### EXERCISE
Provide the data again in its entirety, exactly as given.

Start of RECORDS SUPPLIED

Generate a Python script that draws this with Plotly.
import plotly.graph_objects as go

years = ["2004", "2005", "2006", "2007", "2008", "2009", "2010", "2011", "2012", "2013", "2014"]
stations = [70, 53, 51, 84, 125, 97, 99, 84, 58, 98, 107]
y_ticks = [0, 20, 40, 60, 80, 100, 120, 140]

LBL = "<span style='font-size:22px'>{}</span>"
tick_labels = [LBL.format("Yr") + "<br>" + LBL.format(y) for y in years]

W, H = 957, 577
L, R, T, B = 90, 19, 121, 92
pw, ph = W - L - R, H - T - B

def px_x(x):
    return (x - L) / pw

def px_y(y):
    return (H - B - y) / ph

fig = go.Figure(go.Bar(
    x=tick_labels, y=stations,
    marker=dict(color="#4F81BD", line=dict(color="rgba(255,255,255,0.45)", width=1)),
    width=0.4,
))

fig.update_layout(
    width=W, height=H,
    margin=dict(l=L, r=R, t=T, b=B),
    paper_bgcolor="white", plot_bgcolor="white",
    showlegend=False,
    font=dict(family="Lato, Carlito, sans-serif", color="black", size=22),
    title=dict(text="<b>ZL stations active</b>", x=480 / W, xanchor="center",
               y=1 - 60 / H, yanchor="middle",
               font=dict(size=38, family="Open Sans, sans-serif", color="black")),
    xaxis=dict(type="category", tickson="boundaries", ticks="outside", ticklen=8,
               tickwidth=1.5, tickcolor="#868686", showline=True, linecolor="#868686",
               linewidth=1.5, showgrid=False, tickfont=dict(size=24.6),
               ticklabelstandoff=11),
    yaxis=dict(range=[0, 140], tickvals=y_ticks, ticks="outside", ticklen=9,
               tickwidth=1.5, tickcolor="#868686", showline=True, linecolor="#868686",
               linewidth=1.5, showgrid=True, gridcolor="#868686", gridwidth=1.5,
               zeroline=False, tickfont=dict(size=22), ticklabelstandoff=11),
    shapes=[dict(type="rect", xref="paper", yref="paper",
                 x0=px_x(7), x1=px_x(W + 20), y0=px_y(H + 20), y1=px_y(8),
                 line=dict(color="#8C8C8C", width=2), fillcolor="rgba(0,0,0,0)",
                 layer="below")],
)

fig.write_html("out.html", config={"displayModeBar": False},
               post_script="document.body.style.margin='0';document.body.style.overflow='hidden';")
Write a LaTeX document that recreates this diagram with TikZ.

End of RECORDS SUPPLIED

### ANSWER FOR THE TASK
Generate a Python script that draws this with Plotly.
import plotly.graph_objects as go

years = ["2004", "2005", "2006", "2007", "2008", "2009", "2010", "2011", "2012", "2013", "2014"]
stations = [70, 53, 51, 84, 125, 97, 99, 84, 58, 98, 107]
y_ticks = [0, 20, 40, 60, 80, 100, 120, 140]

LBL = "<span style='font-size:22px'>{}</span>"
tick_labels = [LBL.format("Yr") + "<br>" + LBL.format(y) for y in years]

W, H = 957, 577
L, R, T, B = 90, 19, 121, 92
pw, ph = W - L - R, H - T - B

def px_x(x):
    return (x - L) / pw

def px_y(y):
    return (H - B - y) / ph

fig = go.Figure(go.Bar(
    x=tick_labels, y=stations,
    marker=dict(color="#4F81BD", line=dict(color="rgba(255,255,255,0.45)", width=1)),
    width=0.4,
))

fig.update_layout(
    width=W, height=H,
    margin=dict(l=L, r=R, t=T, b=B),
    paper_bgcolor="white", plot_bgcolor="white",
    showlegend=False,
    font=dict(family="Lato, Carlito, sans-serif", color="black", size=22),
    title=dict(text="<b>ZL stations active</b>", x=480 / W, xanchor="center",
               y=1 - 60 / H, yanchor="middle",
               font=dict(size=38, family="Open Sans, sans-serif", color="black")),
    xaxis=dict(type="category", tickson="boundaries", ticks="outside", ticklen=8,
               tickwidth=1.5, tickcolor="#868686", showline=True, linecolor="#868686",
               linewidth=1.5, showgrid=False, tickfont=dict(size=24.6),
               ticklabelstandoff=11),
    yaxis=dict(range=[0, 140], tickvals=y_ticks, ticks="outside", ticklen=9,
               tickwidth=1.5, tickcolor="#868686", showline=True, linecolor="#868686",
               linewidth=1.5, showgrid=True, gridcolor="#868686", gridwidth=1.5,
               zeroline=False, tickfont=dict(size=22), ticklabelstandoff=11),
    shapes=[dict(type="rect", xref="paper", yref="paper",
                 x0=px_x(7), x1=px_x(W + 20), y0=px_y(H + 20), y1=px_y(8),
                 line=dict(color="#8C8C8C", width=2), fillcolor="rgba(0,0,0,0)",
                 layer="below")],
)

fig.write_html("out.html", config={"displayModeBar": False},
               post_script="document.body.style.margin='0';document.body.style.overflow='hidden';")
Write a LaTeX document that recreates this diagram with TikZ.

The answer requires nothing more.